Would you retype, exactly and without the pictures, the lines between the line holding "Clone this chart in Plotly.js." and the line holding "const panelLabels = ['A', 'B', 'C'];", inclusive, and nothing else?

[Records with drawing code]

......

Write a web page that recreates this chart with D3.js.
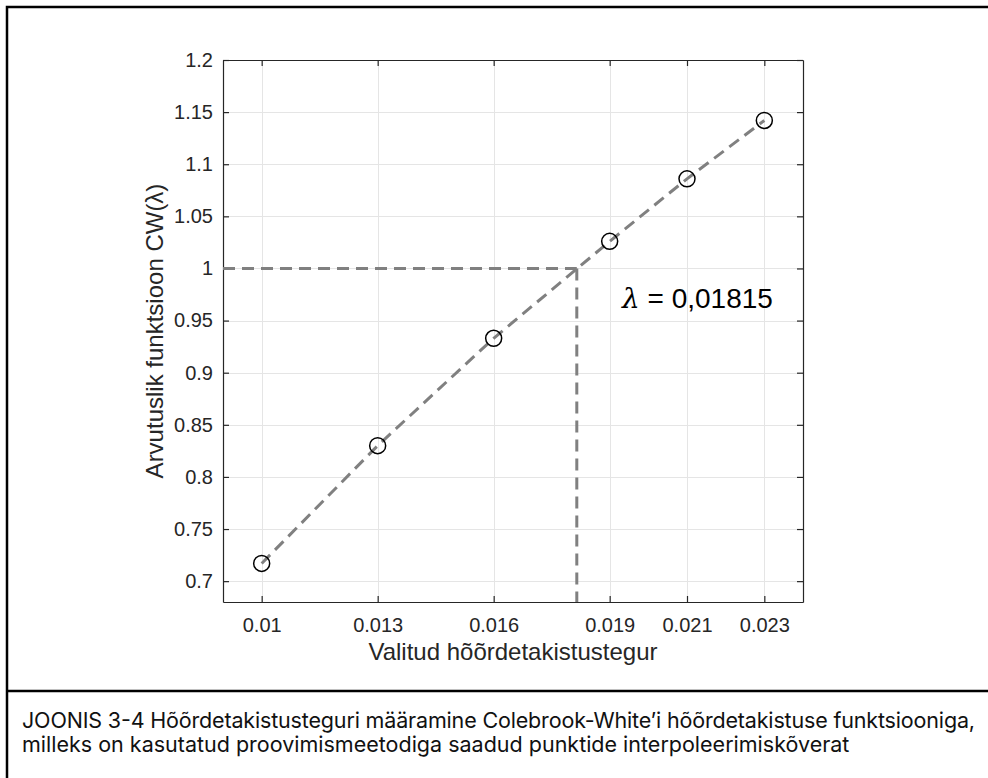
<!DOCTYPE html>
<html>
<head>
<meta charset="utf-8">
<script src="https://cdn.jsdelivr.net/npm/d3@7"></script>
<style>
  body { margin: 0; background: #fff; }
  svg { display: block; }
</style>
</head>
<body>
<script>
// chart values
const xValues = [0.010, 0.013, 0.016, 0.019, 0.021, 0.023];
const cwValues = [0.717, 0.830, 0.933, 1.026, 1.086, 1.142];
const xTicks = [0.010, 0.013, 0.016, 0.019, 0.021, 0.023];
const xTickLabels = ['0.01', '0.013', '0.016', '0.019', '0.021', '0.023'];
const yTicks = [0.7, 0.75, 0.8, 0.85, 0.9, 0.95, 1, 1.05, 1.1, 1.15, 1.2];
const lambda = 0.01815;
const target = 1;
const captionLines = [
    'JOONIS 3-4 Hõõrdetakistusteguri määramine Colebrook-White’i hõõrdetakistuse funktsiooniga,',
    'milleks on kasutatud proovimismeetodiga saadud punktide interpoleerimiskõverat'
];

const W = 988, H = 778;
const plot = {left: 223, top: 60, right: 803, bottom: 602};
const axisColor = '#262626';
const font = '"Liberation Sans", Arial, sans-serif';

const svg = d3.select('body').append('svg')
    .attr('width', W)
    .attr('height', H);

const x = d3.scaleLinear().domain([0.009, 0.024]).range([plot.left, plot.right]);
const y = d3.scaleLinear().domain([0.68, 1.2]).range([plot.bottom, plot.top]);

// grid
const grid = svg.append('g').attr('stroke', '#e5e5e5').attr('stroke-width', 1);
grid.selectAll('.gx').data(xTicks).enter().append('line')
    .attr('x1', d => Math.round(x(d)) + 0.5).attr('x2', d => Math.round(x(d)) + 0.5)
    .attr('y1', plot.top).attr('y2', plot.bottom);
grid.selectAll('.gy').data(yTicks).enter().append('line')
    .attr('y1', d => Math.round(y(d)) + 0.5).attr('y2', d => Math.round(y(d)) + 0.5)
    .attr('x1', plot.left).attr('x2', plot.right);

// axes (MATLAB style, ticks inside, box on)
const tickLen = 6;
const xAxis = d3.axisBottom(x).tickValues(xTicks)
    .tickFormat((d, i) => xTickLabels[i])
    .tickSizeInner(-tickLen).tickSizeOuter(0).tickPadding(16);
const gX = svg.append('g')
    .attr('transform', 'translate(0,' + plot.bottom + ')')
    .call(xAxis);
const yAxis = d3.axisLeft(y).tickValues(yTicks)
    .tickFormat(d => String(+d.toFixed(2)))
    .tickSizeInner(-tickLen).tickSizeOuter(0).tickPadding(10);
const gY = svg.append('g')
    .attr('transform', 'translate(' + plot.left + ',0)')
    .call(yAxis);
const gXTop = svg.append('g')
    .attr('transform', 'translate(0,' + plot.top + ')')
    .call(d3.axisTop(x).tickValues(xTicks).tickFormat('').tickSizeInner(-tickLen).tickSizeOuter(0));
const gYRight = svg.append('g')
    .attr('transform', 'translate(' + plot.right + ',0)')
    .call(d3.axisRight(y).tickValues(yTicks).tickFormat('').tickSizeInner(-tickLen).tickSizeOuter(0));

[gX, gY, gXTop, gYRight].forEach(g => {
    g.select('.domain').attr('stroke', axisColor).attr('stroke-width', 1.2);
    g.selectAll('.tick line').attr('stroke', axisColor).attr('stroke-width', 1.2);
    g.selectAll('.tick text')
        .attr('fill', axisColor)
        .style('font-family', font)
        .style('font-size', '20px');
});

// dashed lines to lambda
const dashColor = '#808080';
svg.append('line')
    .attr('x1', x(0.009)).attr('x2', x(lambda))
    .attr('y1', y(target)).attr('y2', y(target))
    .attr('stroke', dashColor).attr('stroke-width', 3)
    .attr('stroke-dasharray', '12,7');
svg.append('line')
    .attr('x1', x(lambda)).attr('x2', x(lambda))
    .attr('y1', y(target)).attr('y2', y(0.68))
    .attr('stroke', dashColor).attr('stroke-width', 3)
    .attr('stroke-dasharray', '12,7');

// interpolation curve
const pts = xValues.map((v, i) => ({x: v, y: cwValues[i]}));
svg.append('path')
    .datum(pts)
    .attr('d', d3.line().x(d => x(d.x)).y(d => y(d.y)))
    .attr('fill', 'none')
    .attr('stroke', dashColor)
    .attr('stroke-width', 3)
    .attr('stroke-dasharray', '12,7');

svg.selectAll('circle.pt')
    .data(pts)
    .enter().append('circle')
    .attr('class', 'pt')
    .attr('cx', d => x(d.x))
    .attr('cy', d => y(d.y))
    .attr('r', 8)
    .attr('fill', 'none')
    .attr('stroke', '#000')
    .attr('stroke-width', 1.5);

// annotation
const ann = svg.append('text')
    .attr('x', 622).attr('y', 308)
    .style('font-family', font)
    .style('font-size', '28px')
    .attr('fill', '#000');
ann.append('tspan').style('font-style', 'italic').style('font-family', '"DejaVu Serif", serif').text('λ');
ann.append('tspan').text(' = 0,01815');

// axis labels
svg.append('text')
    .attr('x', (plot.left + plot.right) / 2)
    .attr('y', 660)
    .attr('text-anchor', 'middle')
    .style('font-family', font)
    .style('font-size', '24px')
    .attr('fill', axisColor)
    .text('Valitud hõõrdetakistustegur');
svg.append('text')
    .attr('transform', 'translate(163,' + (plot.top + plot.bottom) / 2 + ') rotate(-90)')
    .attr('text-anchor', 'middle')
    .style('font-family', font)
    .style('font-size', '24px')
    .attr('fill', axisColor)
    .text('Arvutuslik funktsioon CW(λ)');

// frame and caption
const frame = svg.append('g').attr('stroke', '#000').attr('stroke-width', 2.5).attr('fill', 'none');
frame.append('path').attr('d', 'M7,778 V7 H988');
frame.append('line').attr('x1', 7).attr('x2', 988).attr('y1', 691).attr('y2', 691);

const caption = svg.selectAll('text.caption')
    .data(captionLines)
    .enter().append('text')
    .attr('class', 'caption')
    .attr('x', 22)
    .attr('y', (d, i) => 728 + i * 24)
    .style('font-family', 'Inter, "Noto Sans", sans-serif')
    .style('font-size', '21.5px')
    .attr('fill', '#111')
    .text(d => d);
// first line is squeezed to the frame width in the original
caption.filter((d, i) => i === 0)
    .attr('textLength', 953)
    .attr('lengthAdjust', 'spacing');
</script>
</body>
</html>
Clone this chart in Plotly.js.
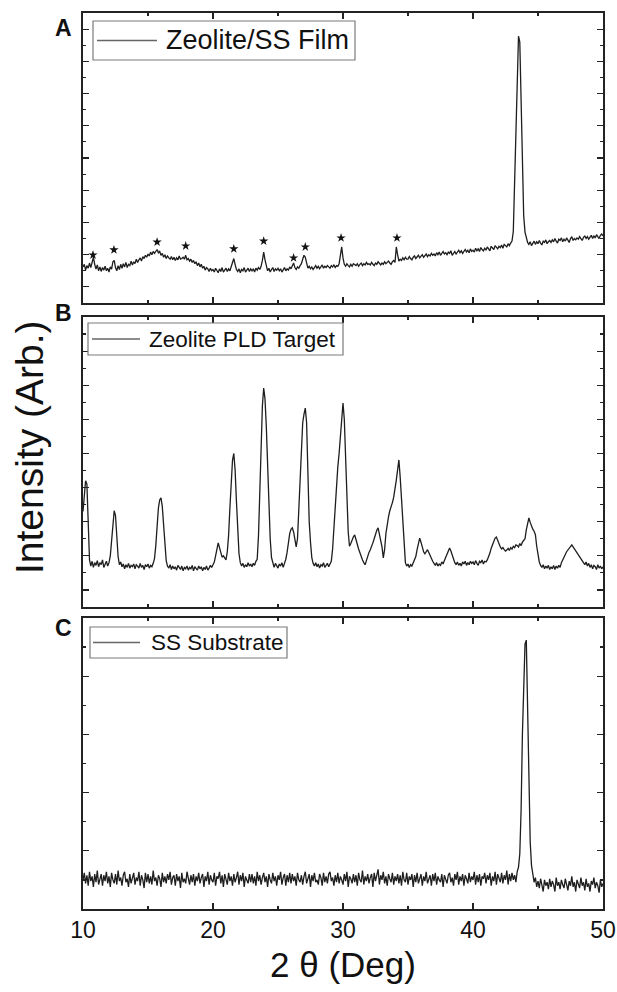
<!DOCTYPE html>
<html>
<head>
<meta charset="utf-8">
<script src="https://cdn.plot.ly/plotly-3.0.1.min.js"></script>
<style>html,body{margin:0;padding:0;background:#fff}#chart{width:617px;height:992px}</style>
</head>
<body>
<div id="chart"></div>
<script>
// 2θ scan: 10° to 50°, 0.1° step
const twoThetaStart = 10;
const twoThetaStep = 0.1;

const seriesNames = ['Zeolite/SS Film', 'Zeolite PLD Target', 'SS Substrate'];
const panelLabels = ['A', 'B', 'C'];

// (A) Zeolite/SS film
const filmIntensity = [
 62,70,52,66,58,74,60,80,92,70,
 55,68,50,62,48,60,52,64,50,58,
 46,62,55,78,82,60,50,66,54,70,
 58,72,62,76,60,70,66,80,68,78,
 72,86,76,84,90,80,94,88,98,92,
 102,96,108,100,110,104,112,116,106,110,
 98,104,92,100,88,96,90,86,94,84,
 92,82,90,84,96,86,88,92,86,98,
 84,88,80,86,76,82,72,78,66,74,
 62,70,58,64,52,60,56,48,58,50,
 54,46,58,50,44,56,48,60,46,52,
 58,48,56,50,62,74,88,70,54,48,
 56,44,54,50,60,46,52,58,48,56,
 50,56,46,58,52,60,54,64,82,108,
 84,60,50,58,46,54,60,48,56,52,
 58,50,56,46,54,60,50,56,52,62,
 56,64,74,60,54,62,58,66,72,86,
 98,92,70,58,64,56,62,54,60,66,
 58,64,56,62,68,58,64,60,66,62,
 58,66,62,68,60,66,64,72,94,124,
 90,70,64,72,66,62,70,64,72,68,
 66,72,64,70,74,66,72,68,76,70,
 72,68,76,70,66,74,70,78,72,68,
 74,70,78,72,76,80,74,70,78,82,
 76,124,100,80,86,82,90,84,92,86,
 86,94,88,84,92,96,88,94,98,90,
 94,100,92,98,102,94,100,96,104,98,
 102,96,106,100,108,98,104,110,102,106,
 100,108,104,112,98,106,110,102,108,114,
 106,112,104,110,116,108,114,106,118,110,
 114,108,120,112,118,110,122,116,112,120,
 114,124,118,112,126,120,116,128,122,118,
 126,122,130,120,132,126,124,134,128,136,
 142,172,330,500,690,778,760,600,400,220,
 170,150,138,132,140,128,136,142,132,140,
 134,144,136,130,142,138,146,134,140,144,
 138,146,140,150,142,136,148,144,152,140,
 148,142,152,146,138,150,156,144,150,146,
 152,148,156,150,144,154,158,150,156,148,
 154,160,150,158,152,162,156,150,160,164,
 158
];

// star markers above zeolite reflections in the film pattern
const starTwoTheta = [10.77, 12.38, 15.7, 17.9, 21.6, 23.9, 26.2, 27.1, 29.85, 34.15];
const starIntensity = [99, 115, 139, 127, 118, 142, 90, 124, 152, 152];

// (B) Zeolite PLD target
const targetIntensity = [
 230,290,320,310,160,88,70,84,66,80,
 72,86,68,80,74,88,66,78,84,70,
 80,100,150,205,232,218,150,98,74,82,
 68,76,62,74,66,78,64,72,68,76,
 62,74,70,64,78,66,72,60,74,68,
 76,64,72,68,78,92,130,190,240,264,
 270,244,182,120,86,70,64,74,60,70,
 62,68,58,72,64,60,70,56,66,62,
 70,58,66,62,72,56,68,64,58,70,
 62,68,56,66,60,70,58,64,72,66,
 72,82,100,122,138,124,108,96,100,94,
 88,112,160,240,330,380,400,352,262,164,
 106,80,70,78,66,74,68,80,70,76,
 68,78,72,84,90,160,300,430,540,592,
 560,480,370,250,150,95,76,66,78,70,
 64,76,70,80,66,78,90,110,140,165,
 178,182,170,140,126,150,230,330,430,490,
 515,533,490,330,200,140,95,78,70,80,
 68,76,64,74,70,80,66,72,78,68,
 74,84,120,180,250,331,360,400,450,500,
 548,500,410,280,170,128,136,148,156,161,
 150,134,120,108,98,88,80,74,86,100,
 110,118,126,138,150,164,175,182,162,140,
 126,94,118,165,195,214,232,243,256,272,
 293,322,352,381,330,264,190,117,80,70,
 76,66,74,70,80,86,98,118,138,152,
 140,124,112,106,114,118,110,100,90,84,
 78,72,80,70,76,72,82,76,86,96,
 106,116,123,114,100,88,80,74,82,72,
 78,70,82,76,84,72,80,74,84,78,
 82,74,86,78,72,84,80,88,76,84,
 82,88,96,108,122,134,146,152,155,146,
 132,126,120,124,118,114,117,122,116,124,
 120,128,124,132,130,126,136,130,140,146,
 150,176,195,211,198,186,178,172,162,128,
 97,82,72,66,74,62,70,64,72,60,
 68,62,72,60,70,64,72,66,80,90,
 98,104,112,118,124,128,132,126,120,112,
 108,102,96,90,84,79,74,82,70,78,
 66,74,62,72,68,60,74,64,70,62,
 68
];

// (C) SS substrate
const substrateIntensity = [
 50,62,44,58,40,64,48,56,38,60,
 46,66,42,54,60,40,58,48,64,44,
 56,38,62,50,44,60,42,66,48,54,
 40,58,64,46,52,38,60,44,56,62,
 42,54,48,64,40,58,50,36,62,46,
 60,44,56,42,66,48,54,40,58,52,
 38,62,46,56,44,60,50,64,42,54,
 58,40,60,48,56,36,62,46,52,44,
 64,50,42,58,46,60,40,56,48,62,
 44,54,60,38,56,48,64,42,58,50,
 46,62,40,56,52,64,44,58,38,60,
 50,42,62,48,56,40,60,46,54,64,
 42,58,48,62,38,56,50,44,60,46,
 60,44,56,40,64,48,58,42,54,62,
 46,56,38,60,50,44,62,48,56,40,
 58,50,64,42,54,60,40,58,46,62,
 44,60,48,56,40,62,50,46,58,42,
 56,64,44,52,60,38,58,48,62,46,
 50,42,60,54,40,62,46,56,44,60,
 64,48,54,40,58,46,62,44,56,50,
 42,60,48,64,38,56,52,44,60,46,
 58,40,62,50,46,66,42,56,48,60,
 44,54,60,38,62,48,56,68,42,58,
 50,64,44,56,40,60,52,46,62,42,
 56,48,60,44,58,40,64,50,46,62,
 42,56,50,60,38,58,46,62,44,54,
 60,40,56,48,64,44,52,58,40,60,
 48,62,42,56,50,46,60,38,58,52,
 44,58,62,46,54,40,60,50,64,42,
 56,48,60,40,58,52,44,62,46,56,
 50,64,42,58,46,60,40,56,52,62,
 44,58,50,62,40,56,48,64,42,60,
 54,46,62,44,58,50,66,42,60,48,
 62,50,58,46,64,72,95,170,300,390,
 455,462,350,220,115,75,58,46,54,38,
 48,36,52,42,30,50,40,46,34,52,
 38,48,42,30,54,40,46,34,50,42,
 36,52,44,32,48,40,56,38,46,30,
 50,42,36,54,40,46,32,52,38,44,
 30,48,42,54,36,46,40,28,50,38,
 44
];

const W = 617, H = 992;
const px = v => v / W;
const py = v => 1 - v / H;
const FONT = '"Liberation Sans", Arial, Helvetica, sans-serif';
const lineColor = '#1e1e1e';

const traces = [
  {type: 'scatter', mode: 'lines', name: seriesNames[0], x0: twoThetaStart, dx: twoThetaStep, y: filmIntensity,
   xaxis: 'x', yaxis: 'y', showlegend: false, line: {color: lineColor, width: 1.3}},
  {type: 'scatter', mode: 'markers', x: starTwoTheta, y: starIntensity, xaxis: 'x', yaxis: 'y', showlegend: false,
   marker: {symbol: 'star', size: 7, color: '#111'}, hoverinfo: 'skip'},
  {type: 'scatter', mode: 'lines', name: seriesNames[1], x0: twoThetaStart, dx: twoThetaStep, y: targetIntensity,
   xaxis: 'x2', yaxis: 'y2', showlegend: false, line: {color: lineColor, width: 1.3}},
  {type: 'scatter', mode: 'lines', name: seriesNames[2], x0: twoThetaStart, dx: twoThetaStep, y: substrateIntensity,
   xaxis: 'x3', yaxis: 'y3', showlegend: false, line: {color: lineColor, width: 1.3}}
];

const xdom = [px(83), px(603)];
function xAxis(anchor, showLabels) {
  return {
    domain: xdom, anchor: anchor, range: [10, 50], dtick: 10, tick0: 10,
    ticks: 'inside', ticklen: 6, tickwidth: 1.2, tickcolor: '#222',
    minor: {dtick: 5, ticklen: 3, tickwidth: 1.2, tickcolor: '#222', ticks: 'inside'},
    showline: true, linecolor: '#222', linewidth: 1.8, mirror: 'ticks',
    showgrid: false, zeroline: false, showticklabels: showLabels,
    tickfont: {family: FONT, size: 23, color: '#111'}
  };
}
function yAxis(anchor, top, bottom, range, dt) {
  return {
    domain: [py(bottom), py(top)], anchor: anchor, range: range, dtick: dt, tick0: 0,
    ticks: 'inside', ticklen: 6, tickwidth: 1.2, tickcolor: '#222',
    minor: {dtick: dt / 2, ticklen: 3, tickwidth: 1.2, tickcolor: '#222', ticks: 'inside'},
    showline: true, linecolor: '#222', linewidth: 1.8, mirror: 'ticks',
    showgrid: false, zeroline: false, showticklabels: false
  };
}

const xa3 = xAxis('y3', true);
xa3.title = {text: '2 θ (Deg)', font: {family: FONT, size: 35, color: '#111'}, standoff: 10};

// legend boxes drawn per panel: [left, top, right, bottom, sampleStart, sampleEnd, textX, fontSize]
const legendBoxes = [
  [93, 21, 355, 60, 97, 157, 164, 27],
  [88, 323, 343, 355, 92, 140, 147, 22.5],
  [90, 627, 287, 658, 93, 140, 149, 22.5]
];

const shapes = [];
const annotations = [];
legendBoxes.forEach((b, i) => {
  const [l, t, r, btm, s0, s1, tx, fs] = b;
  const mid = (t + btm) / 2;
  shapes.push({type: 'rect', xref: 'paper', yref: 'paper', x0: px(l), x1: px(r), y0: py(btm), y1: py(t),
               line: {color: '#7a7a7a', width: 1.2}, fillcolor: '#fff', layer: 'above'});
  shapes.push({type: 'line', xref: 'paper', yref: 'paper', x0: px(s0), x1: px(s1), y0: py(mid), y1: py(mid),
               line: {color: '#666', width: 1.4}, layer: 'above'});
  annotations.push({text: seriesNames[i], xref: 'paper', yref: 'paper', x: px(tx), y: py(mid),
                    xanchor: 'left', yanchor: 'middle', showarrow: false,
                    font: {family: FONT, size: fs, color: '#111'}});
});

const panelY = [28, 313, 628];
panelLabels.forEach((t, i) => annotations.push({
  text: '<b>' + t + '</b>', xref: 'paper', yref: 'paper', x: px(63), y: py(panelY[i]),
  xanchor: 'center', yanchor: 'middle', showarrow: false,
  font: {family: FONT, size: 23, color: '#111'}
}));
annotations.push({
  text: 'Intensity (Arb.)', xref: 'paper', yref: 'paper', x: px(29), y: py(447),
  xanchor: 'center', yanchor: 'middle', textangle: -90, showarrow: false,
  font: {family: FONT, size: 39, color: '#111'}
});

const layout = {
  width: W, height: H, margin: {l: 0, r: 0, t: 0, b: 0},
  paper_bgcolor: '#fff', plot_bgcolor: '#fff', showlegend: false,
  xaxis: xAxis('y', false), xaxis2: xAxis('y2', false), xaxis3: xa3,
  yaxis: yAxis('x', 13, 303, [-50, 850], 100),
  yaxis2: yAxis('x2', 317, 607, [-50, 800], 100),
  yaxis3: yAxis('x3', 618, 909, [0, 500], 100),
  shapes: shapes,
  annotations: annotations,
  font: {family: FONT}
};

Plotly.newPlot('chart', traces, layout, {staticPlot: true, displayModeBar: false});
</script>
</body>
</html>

......

> _Result_
Clone this chart in Plotly.js.
<!DOCTYPE html>
<html>
<head>
<meta charset="utf-8">
<script src="https://cdn.plot.ly/plotly-3.0.1.min.js"></script>
<style>html,body{margin:0;padding:0;background:#fff}#chart{width:617px;height:992px}</style>
</head>
<body>
<div id="chart"></div>
<script>
// 2θ scan: 10° to 50°, 0.1° step
const twoThetaStart = 10;
const twoThetaStep = 0.1;

const seriesNames = ['Zeolite/SS Film', 'Zeolite PLD Target', 'SS Substrate'];
const panelLabels = ['A', 'B', 'C'];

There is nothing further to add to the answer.